Charlotte wurde umgehend auf die Kinderintensivstation verlegt, hier verbrachte sie erst Heiligabend, dann den Jahreswechsel. Schlimm? „I wo“, winkt die 15-Jährige ab, „die Schwestern waren voll nett zu mir. An Silvester durfte ich sogar mit ihnen anstoßen, mit dem Rollstuhl durfte ich ins Schwesternzimmer.“
Vorfreude auf die Zeit nach dem Krankenhaus
Eine bakterielle Ursache für Charlottes Herzbeutelentzündung schließt Kardiologe Kampmann inzwischen aus. Auch eine bislang unentdeckte Systemerkrankung, die die Perikarditis als „Begleiterscheinung“ ausgelöst haben könnte, wurde bislang nicht festgestellt. Bleibt die Möglichkeit, dass sich Charlotte einen bislang nicht identifizierten Virus eingefangen hat.
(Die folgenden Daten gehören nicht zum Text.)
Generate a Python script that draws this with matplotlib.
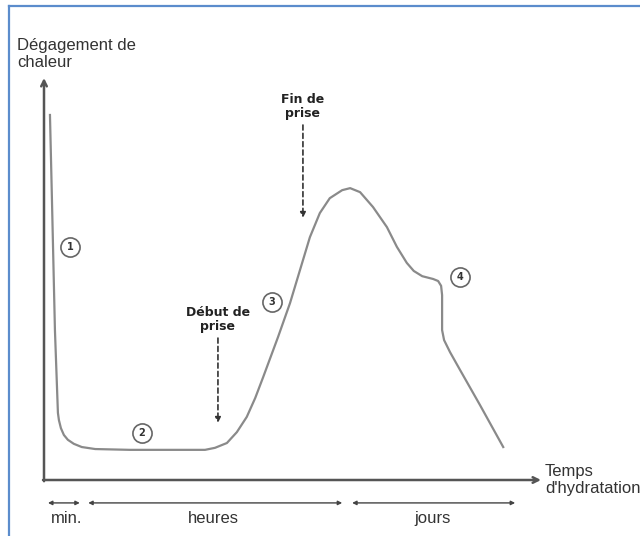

Noch laufen die (Blut-)Untersuchungen, die zum Teil sogar direkt auf der Kinderintensivstation durchgeführt werden können, da diese über hochmoderne Diagnostikgeräte verfügt. Währenddessen kommt die junge Patientin zu Kräften. Dass sie nur von ihren Eltern besucht werden darf (und auch das nur im Wechsel), versteht sie gut: „Wenn ich jetzt noch Corona bekommen würde, wäre das echt schlecht. Ich bin froh, dass man mich so gut schützt“, sagt die 15-Jährige und legt damit weit mehr Vernunft an den Tag als so mancher Erwachsene.
Dennoch – auf die Zeit nach dem Krankenhaus freut sie sich riesig. Für die Schule will sie lernen, um den Anschluss nicht zu verpassen, „schließlich zählt das nächste Jahr schon fürs Abi“, sagt Charlotte, die das Otto-Schott-Gymnasium in Mainz besucht. Vor allem aber freut sie sich drauf, mit ihren Freundinnen mal wieder Sushi essen zu gehen – nach den vielen Wochen Krankenhauskost. Jammern will Charlotte aber beileibe nicht, im Gegenteil. „Ich finde, Dankbarkeit ist wichtig“, sagt sie nach kurzem Überlegen. „Wenn ich nicht hier, sondern in einem anderen Land geboren wäre, würde man sich vielleicht nicht so gut um mich kümmern können. Wir sind ganz schön privilegiert.“
Dieser Artikel wurde ursprünglich am 09.01.2022 um 03:00 Uhr publiziert.